An Open Letter to the Environment
Sigve Tonstad has written an important editorial on the environment for the Spectrum magazine website. You can read the entire article here. Below are a few excerpts:
Dear environment,
You are losing.
I am trying to say it kindly. Indeed, the forces amassing against you are greater and more formidable than you imagine. I say this as a friend, speaking the truth even when it hurts. And yet I would not have written if I had nothing else to say. Your pain is grave enough as it is. My reason for writing is not to tell you what you already know or to say that the situation is worse than you think, even though it is. I am writing to remind you that there is hope, that you must not give up, and that you must not cease giving voice to your hope...

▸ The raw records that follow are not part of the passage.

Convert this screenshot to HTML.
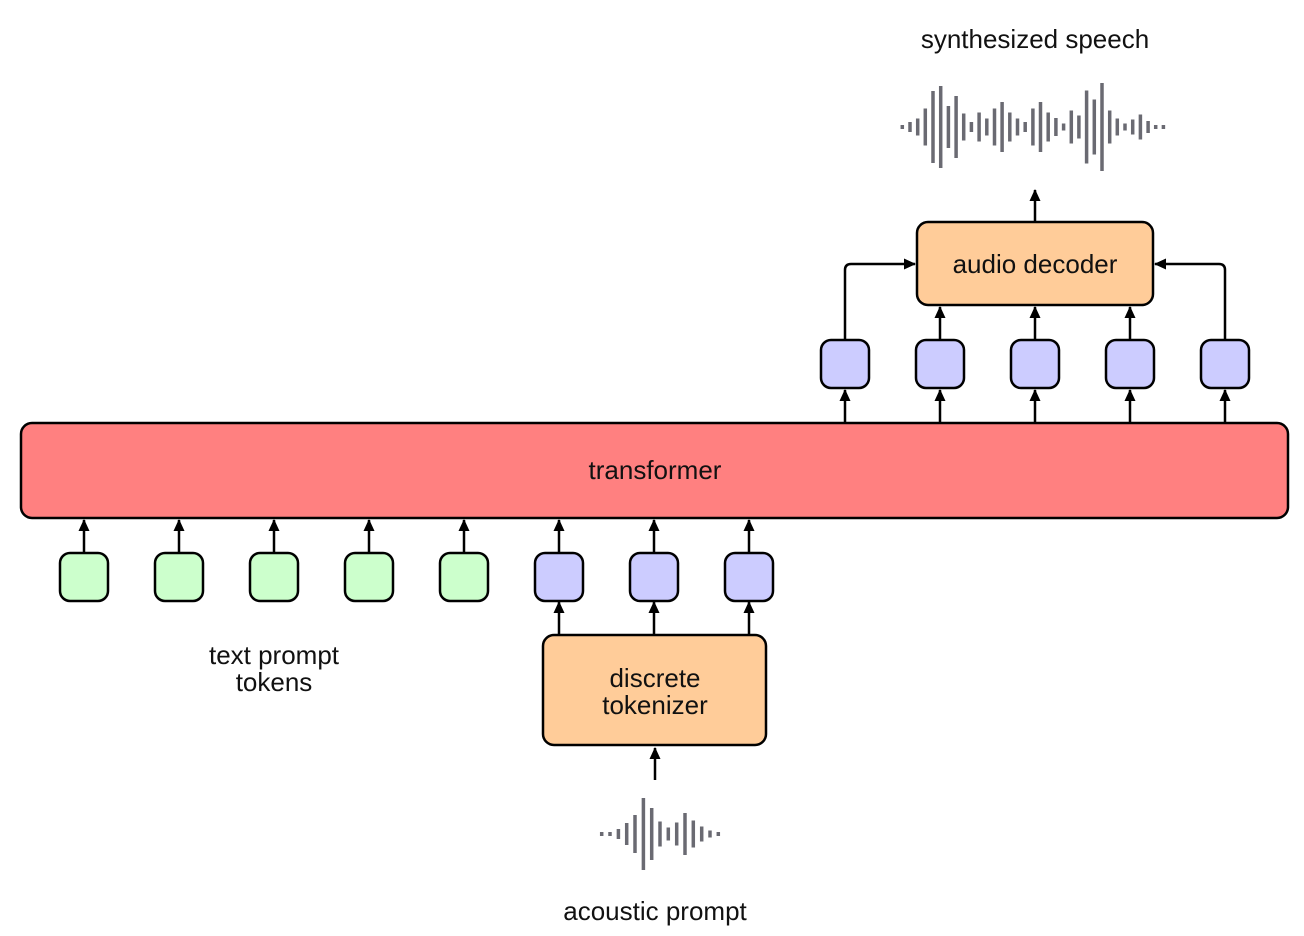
<!DOCTYPE html>
<html><head><meta charset="utf-8"><style>html,body{margin:0;padding:0;background:#fff}svg{display:block}text{font-family:"Liberation Sans",Arial,sans-serif;font-size:26px;fill:#111;text-anchor:middle}</style></head><body>
<svg width="1304" height="936" viewBox="0 0 1304 936" xmlns="http://www.w3.org/2000/svg">
<defs><marker id="a" markerWidth="13" markerHeight="12" refX="11" refY="6" orient="auto" markerUnits="userSpaceOnUse"><path d="M0,0.5 L12,6 L0,11.5 z" fill="#000"/></marker></defs>
<text x="1035" y="48">synthesized speech</text>
<g stroke="#6a6a72" stroke-width="3.5">
<line x1="902.3" y1="125" x2="902.3" y2="129"/><line x1="910" y1="122" x2="910" y2="132"/><line x1="917.7" y1="118.5" x2="917.7" y2="135.5"/><line x1="925.3" y1="108.5" x2="925.3" y2="145.5"/><line x1="933" y1="91" x2="933" y2="163"/><line x1="940.7" y1="86" x2="940.7" y2="168"/><line x1="948.4" y1="106" x2="948.4" y2="148"/><line x1="956.1" y1="96" x2="956.1" y2="158"/><line x1="963.7" y1="113.5" x2="963.7" y2="140.5"/><line x1="971.4" y1="122" x2="971.4" y2="132"/><line x1="979.1" y1="112.5" x2="979.1" y2="141.5"/><line x1="986.8" y1="118.5" x2="986.8" y2="135.5"/><line x1="994.5" y1="108.5" x2="994.5" y2="145.5"/><line x1="1002.1" y1="102" x2="1002.1" y2="152"/><line x1="1009.8" y1="112.5" x2="1009.8" y2="141.5"/><line x1="1017.5" y1="118.5" x2="1017.5" y2="135.5"/><line x1="1025.2" y1="122" x2="1025.2" y2="132"/><line x1="1032.9" y1="108.5" x2="1032.9" y2="145.5"/><line x1="1040.5" y1="102" x2="1040.5" y2="152"/><line x1="1048.2" y1="112.5" x2="1048.2" y2="141.5"/><line x1="1055.9" y1="118" x2="1055.9" y2="136"/><line x1="1063.6" y1="123.5" x2="1063.6" y2="130.5"/><line x1="1071.3" y1="110.5" x2="1071.3" y2="143.5"/><line x1="1078.9" y1="115.5" x2="1078.9" y2="138.5"/><line x1="1086.6" y1="90.5" x2="1086.6" y2="163.5"/><line x1="1094.3" y1="99.5" x2="1094.3" y2="154.5"/><line x1="1102" y1="83" x2="1102" y2="171"/><line x1="1109.7" y1="110.5" x2="1109.7" y2="143.5"/><line x1="1117.3" y1="118.5" x2="1117.3" y2="135.5"/><line x1="1125" y1="123.5" x2="1125" y2="130.5"/><line x1="1132.7" y1="119.5" x2="1132.7" y2="134.5"/><line x1="1140.4" y1="114.5" x2="1140.4" y2="139.5"/><line x1="1148.1" y1="121" x2="1148.1" y2="133"/><line x1="1155.7" y1="125" x2="1155.7" y2="129"/><line x1="1163.4" y1="125" x2="1163.4" y2="129"/>
<line x1="601.7" y1="832" x2="601.7" y2="836"/><line x1="610" y1="832" x2="610" y2="836"/><line x1="618.4" y1="829" x2="618.4" y2="839"/><line x1="626.7" y1="823" x2="626.7" y2="845"/><line x1="635" y1="815" x2="635" y2="853"/><line x1="643.4" y1="798" x2="643.4" y2="870"/><line x1="651.7" y1="808" x2="651.7" y2="860"/><line x1="660" y1="821.5" x2="660" y2="846.5"/><line x1="668.3" y1="827.5" x2="668.3" y2="840.5"/><line x1="676.7" y1="822.5" x2="676.7" y2="845.5"/><line x1="685" y1="813" x2="685" y2="855"/><line x1="693.3" y1="820.5" x2="693.3" y2="847.5"/><line x1="701.7" y1="826.5" x2="701.7" y2="841.5"/><line x1="710" y1="830.5" x2="710" y2="837.5"/><line x1="718.3" y1="832" x2="718.3" y2="836"/>
</g>
<g stroke="#000" stroke-width="2.5" fill="none">
<line x1="1035" y1="221" x2="1035" y2="190" marker-end="url(#a)"/>
<path d="M845,340 V270 Q845,264 851,264 H915" marker-end="url(#a)"/>
<path d="M1225,340 V270 Q1225,264 1219,264 H1155" marker-end="url(#a)"/>
<line x1="940" y1="340" x2="940" y2="307" marker-end="url(#a)"/>
<line x1="1035" y1="340" x2="1035" y2="307" marker-end="url(#a)"/>
<line x1="1130" y1="340" x2="1130" y2="307" marker-end="url(#a)"/>
<line x1="845" y1="423" x2="845" y2="390" marker-end="url(#a)"/>
<line x1="940" y1="423" x2="940" y2="390" marker-end="url(#a)"/>
<line x1="1035" y1="423" x2="1035" y2="390" marker-end="url(#a)"/>
<line x1="1130" y1="423" x2="1130" y2="390" marker-end="url(#a)"/>
<line x1="1225" y1="423" x2="1225" y2="390" marker-end="url(#a)"/>
<line x1="84" y1="552" x2="84" y2="520" marker-end="url(#a)"/>
<line x1="179" y1="552" x2="179" y2="520" marker-end="url(#a)"/>
<line x1="274" y1="552" x2="274" y2="520" marker-end="url(#a)"/>
<line x1="369" y1="552" x2="369" y2="520" marker-end="url(#a)"/>
<line x1="464" y1="552" x2="464" y2="520" marker-end="url(#a)"/>
<line x1="559" y1="552" x2="559" y2="520" marker-end="url(#a)"/>
<line x1="654" y1="552" x2="654" y2="520" marker-end="url(#a)"/>
<line x1="749" y1="552" x2="749" y2="520" marker-end="url(#a)"/>
<line x1="559" y1="635" x2="559" y2="602" marker-end="url(#a)"/>
<line x1="654" y1="635" x2="654" y2="602" marker-end="url(#a)"/>
<line x1="749" y1="635" x2="749" y2="602" marker-end="url(#a)"/>
<line x1="655" y1="780" x2="655" y2="748" marker-end="url(#a)"/>
</g>
<g stroke="#000" stroke-width="2.5">
<rect x="917" y="222" width="236" height="83" rx="11" fill="#ffcc99"/>
<rect x="21" y="423" width="1267" height="95" rx="11" fill="#ff8080"/>
<rect x="543" y="635" width="223" height="110" rx="11" fill="#ffcc99"/>
<g fill="#ccccff">
<rect x="821" y="340" width="48" height="48" rx="10"/><rect x="916" y="340" width="48" height="48" rx="10"/><rect x="1011" y="340" width="48" height="48" rx="10"/><rect x="1106" y="340" width="48" height="48" rx="10"/><rect x="1201" y="340" width="48" height="48" rx="10"/>
<rect x="535" y="553" width="48" height="48" rx="10"/><rect x="630" y="553" width="48" height="48" rx="10"/><rect x="725" y="553" width="48" height="48" rx="10"/>
</g>
<g fill="#ccffcc">
<rect x="60" y="553" width="48" height="48" rx="10"/><rect x="155" y="553" width="48" height="48" rx="10"/><rect x="250" y="553" width="48" height="48" rx="10"/><rect x="345" y="553" width="48" height="48" rx="10"/><rect x="440" y="553" width="48" height="48" rx="10"/>
</g>
</g>
<text x="1035" y="273">audio decoder</text>
<text x="655" y="479">transformer</text>
<text x="655" y="687">discrete</text>
<text x="655" y="714">tokenizer</text>
<text x="274" y="664">text prompt</text>
<text x="274" y="691">tokens</text>
<text x="655" y="920">acoustic prompt</text>
</svg>
</body></html>
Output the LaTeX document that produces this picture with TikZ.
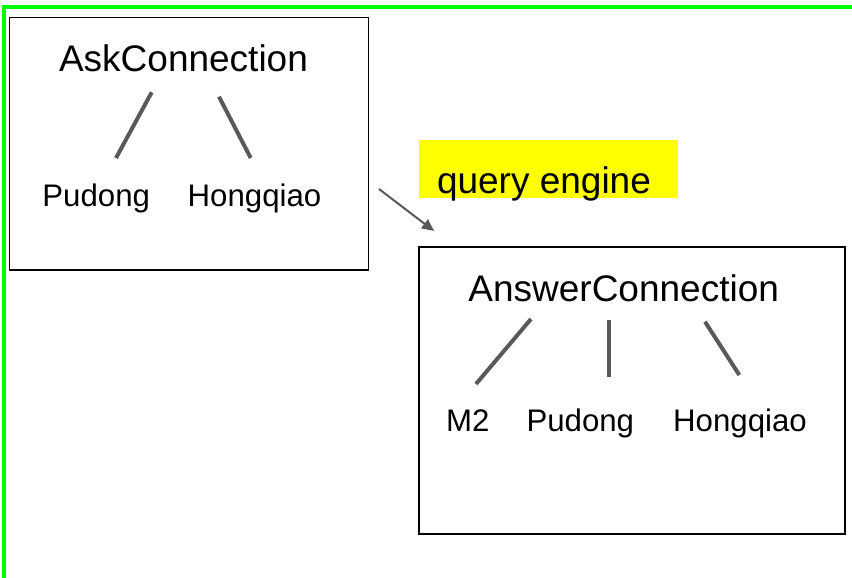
\documentclass[tikz,border=0pt]{standalone}
\usepackage{fontspec}
\setmainfont{Liberation Sans}
\usetikzlibrary{arrows.meta}
\definecolor{frameGreen}{HTML}{00FF00}
\definecolor{linkGray}{HTML}{595959}
\definecolor{hiYellow}{HTML}{FFFF00}
\tikzset{
  big/.style={inner sep=0pt, anchor=base, font=\fontsize{37}{44}\selectfont},
  small/.style={inner sep=0pt, anchor=base, font=\fontsize{31.2}{37}\selectfont},
  panel/.style={draw=black, line width=1.5pt},
  branch/.style={draw=linkGray, line width=4pt},
  flow/.style={draw=linkGray, line width=2pt, -{Triangle[length=12pt, width=11pt]}},
}
\begin{document}
\begin{tikzpicture}[x=1pt, y=-1pt]
  \useasboundingbox (0,0) rectangle (852,578);
  % outer frame (left and top edges only)
  \draw[frameGreen, line width=4pt, line join=miter] (3.8,580) -- (3.8,7) -- (854,7);

  % panels
  \draw[panel] (9.3,17.7) rectangle (368.5,270);
  \draw[panel] (419,247) rectangle (845,534);

  % highlighted label
  \fill[hiYellow] (419,140) rectangle (678,198);
  \node[big] (qe) at (544,193) {query engine};

  % ask side
  \node[big]   (ask)  at (183.5,71.7) {AskConnection};
  \node[small] (pdA)  at (96.2,206.7) {Pudong};
  \node[small] (hqA)  at (254.5,206.7) {Hongqiao};
  \coordinate (a1s) at (151.7,92.3);  \coordinate (a1e) at (116,158);
  \coordinate (a2s) at (219,96.7);    \coordinate (a2e) at (250.7,158);
  \draw[branch] (a1s) -- (a1e);
  \draw[branch] (a2s) -- (a2e);

  % answer side
  \node[big]   (ans)  at (623.7,301.7) {AnswerConnection};
  \node[small] (m2)   at (467.9,431.7) {M2};
  \node[small] (pdB)  at (580.3,431.7) {Pudong};
  \node[small] (hqB)  at (740,431.7) {Hongqiao};
  \coordinate (b1s) at (531,319);    \coordinate (b1e) at (476,384);
  \coordinate (b2s) at (609.3,320);  \coordinate (b2e) at (609.3,376.7);
  \coordinate (b3s) at (705,321.7);  \coordinate (b3e) at (739.3,375);
  \draw[branch] (b1s) -- (b1e);
  \draw[branch] (b2s) -- (b2e);
  \draw[branch] (b3s) -- (b3e);

  % transformation arrow
  \coordinate (fs) at (379,189);
  \coordinate (fe) at (434,231);
  \draw[flow] (fs) -- (fe);
\end{tikzpicture}
\end{document}
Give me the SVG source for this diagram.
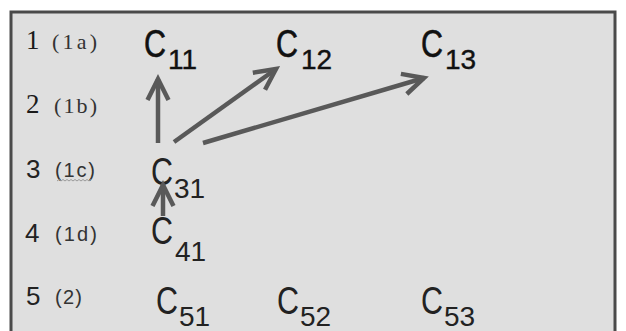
<svg xmlns="http://www.w3.org/2000/svg" width="626" height="331" viewBox="0 0 626 331">
<defs>
<style>
.num{font-family:"Liberation Sans",Arial,sans-serif;font-size:26px;fill:#222}
.numS{font-family:"Liberation Serif","Times New Roman",serif;font-size:27px;fill:#1a1a1a}
.lab{font-family:"Liberation Sans",Arial,sans-serif;font-size:20px;fill:#333}
.labS{font-family:"Liberation Serif","Times New Roman",serif;font-size:22px;fill:#333}
.c{font-family:"Liberation Sans",Arial,sans-serif;font-size:38px;fill:#222}
.c1{font-family:"Liberation Sans",Arial,sans-serif;font-size:39px;fill:#111;stroke:#111;stroke-width:0.6}
.sub{font-family:"Liberation Sans",Arial,sans-serif;font-size:28px;fill:#222}
.sub1{font-family:"Liberation Sans",Arial,sans-serif;font-size:28px;fill:#111;stroke:#111;stroke-width:0.4}
.arr{fill:none;stroke:#595959;stroke-width:4.5;marker-end:url(#head)}
</style>
<marker id="head" markerUnits="userSpaceOnUse" refX="0" refY="0" orient="auto" overflow="visible" markerWidth="30" markerHeight="30">
<path d="M-21,-10.5 L0,0 L-21,10.5" fill="none" stroke="#595959" stroke-width="4.5" stroke-linejoin="miter" stroke-miterlimit="10"/>
</marker>
</defs>
<rect x="0" y="0" width="626" height="331" fill="#ffffff"/>
<rect x="11" y="12" width="604" height="345" fill="#dfdfdf" stroke="#4a4a4a" stroke-width="3"/>

<g id="row-labels">
<text class="numS" x="26" y="49">1</text><text class="labS" x="52" y="49" textLength="45" lengthAdjust="spacing">(1a)</text>
<text class="numS" x="26" y="113">2</text><text class="labS" x="54" y="113" textLength="43" lengthAdjust="spacing">(1b)</text>
<text class="num" x="26" y="178">3</text><text class="lab" x="55" y="177" textLength="40" lengthAdjust="spacing">(1c)</text>
<path d="M57,181 l2,-1.5 l2,1.5 l2,-1.5 l2,1.5 l2,-1.5 l2,1.5 l2,-1.5 l2,1.5 l2,-1.5 l2,1.5 l2,-1.5 l2,1.5 l2,-1.5 l2,1.5 l2,-1.5 l2,1.5 l2,-1.5" fill="none" stroke="#9a9a9a" stroke-width="1"/>
<text class="num" x="25" y="242">4</text><text class="lab" x="55" y="241" textLength="42" lengthAdjust="spacing">(1d)</text>
<text class="num" x="26" y="305">5</text><text class="lab" x="55" y="304" textLength="27" lengthAdjust="spacing">(2)</text>
</g>

<g id="C11"><text class="c1" x="144" y="57" textLength="22" lengthAdjust="spacingAndGlyphs">C</text><text class="sub1" x="168" y="69">11</text></g>
<g id="C12"><text class="c1" x="276" y="57" textLength="22" lengthAdjust="spacingAndGlyphs">C</text><text class="sub1" x="301" y="69">12</text></g>
<g id="C13"><text class="c1" x="421" y="57" textLength="22" lengthAdjust="spacingAndGlyphs">C</text><text class="sub1" x="445" y="69">13</text></g>
<g id="C31"><text class="c" x="151" y="185" textLength="22" lengthAdjust="spacingAndGlyphs">C</text><text class="sub" x="174" y="198">31</text></g>
<g id="C41"><text class="c" x="151" y="244" textLength="22" lengthAdjust="spacingAndGlyphs">C</text><text class="sub" x="175" y="261">41</text></g>
<g id="C51"><text class="c" x="156" y="314" textLength="22" lengthAdjust="spacingAndGlyphs">C</text><text class="sub" x="179" y="326">51</text></g>
<g id="C52"><text class="c" x="277" y="314" textLength="22" lengthAdjust="spacingAndGlyphs">C</text><text class="sub" x="300" y="326">52</text></g>
<g id="C53"><text class="c" x="421" y="314" textLength="22" lengthAdjust="spacingAndGlyphs">C</text><text class="sub" x="444" y="326">53</text></g>

<g id="connectors">
<line class="arr" x1="158" y1="143" x2="158" y2="79"/>
<line class="arr" x1="174" y1="142" x2="276" y2="69"/>
<line class="arr" x1="203" y1="143" x2="424" y2="78"/>
<line class="arr" x1="163" y1="216" x2="163" y2="185"/>
</g>
</svg>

...there are deep-rooted theological reasons for your plight. In the realm of theology, you have been left out almost entirely. No less a theologian than Gerhard von Rad, perhaps the leading interpreter of the Old Testament in the twentieth century, held that the Creation account in Genesis is little more than an afterthought. In his view, the real meat of the biblical story is, as you might guess, the story of human salvation (Heilsgeschichte). You were not invited to the table in this version of things; this retelling has no interest in the earth and in non-human creation. It is not an accident of history that the most voracious meat-eating culture in history is found in countries that claim a Christian legacy.
Has it been lost on us that, in the Creation account, human beings are not relating to sentient non-human beings as though they are meant to be our food? (Gen 1:29-30). Has it been lost on us that God’s first blessing in the Bible is a blessing on non-human creation, setting up a pattern for the blessing God will bestow on human creation and finally on the Sabbath? (Gen 1:20-23, 28; 2:1-3). How have we allowed the difference between us and you to obscure the organic bond that connects us? We are, as you will certainly remember, earthlings. Our stories are linked at the point of origin, as it is written. “The Lord God formed man [’ādām] from the dust of the ground [’ādāmâ], and breathed into his nostrils the breath of life; and the man [’ādām] became a living being” (Gen. 2:7). Let there be no doubt that we are closely related! Indeed, when our lives come to an end, we return to you, to the earth from which we are taken (Gen 3:19).